United States v. Topco Associates, Inc.

PETITIONER: United States
RESPONDENT: Topco Associates, Inc.
LOCATION: Bay Marchand Area

DOCKET NO.: 70-82
DECIDED BY: Burger Court (1972-1975)

CITATION: 405 US 596 (1972)
ARGUED: Nov 16, 1971
DECIDED: Mar 29, 1972

Howard E. Shapiro - for appellant
Victor E. Grimm - for appellee

Facts of the case


Media for United States v. Topco Associates, Inc.

Audio Transcription for Oral Argument - November 16, 1971 in United States v. Topco Associates, Inc.

Warren E. Burger:

Number 82, United States against Topco Associates.

Mr. Shapiro, you may proceed whenever you are ready.

Howard E. Shapiro:

Mr. Chief Justice and may it please the Court.

This is an appeal by the United States from a decision of the District Court for the Northern District of Illinois in a civil antitrust case.

The appellee, defendant in the District Court is Topco Associates Inc. Topco is a cooperative corporation, which procures grocery and related nonfood products for 23 supermarket chains and two wholesalers.

These chains and wholesalers are owner members of the corporation and they control it.

The restriction challenged by the government is an agreement among the member chains through Topco that they will not retail Topco branded products outside of specified territories and that they will not sell Topco supply products at wholesale.

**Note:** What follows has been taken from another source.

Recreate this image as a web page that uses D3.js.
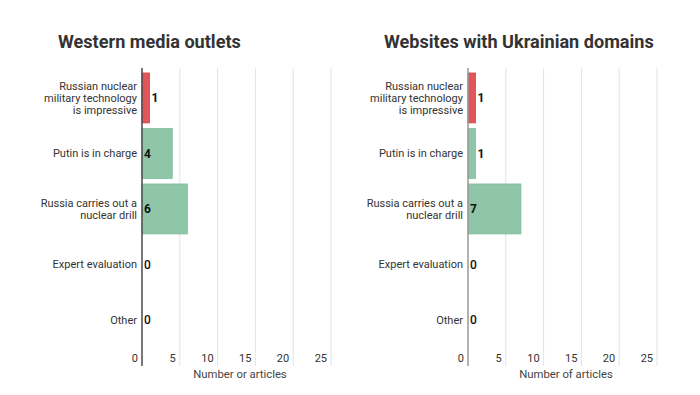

The government contended in the District Court that the arrangement was a horizontal territorial allocation scheme, which was illegal per se under Section 1 of the Sherman Act.

After a trial on the merits, the District Court held that the Act had not been violated and entered judgment for the defendant.

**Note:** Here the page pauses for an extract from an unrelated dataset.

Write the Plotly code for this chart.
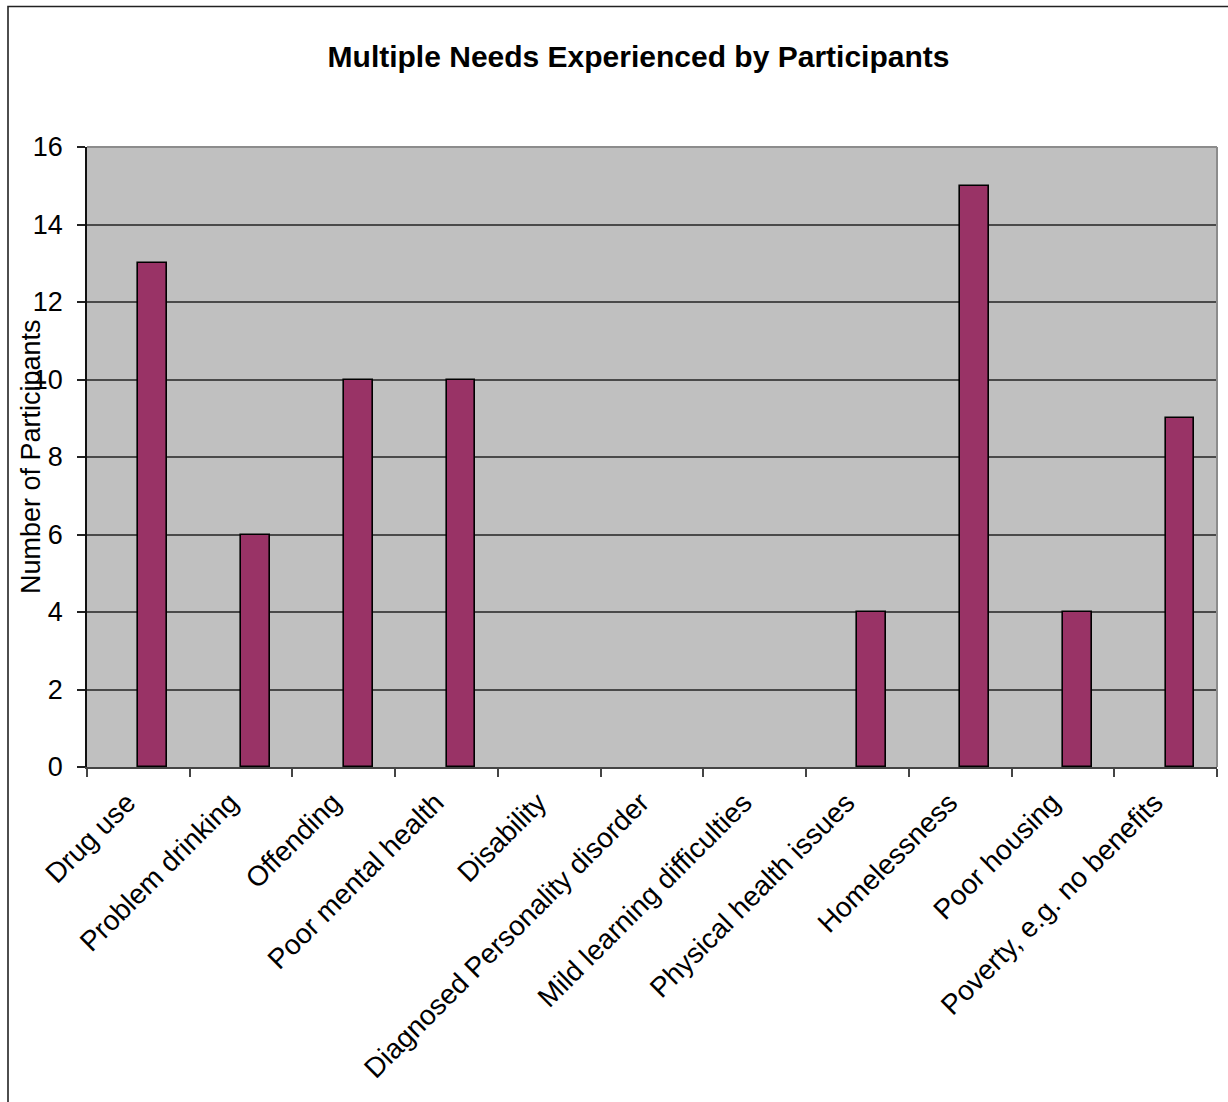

In its opinion which is at page 545 of the record and its findings of fact, which are at page 553; it concluded that the division of territories among Topco supermarket chains and the accompanying wholesale restrictions were not illegal per se.

Rather the Court ruled they were reasonable restrictions ancillary to the cooperative private label program, Topco furnishes its owner members.

I would like briefly to describe the Topco organization.

Potter Stewart:

This was after a full trial before Judge Hubert Will, was it?

Howard E. Shapiro:

That is correct Your Honor.

The Topco organization, as I said procures food and related and nonfood grocery items.

About 55% of these are furnished to the members under brand names which are owned by Topco.

These brand names are not nationally advertised.

They are such names as Food Club which is the top line for canned goods; Elna which is a second line, Gallo which I think covers carbonated beverages, Top Frost and so on.

They include the primarily strategic grocery items.

There are canned goods, frozen foods, carbonated beverages, cookies and crackers.

They are sold outright to the members so that the member grocery chains had absolute title to them.

Now, Topco’s member grocery chains are independent business entities.

They have simply joined together through Topco for the purpose of procuring these products.

Topco has managed much in the same way that the Sealy Corporation was managed in United States against Sealy.

Voting stock is held equally by each member chain and the business of the corporation is conducted by 14-man Board of Directors, made up of officials who are selected from among the chief executive officers of the member chains.

Warren E. Burger:

Are the members of Topco in any way inhibited from acquiring other brands in the open market?

Howard E. Shapiro:

No, Your Honor, they are not.

Warren E. Burger:

Their membership does not restrict their activities?

Howard E. Shapiro:

No, Your Honor, it does not.

The Topco member chains are, as I said, independent organizations and that their combined retail sales in 1967 were $2.3 billion, so that the 25 Topco organizations are fourth in retail sales after A&P, Safeway and Kroger.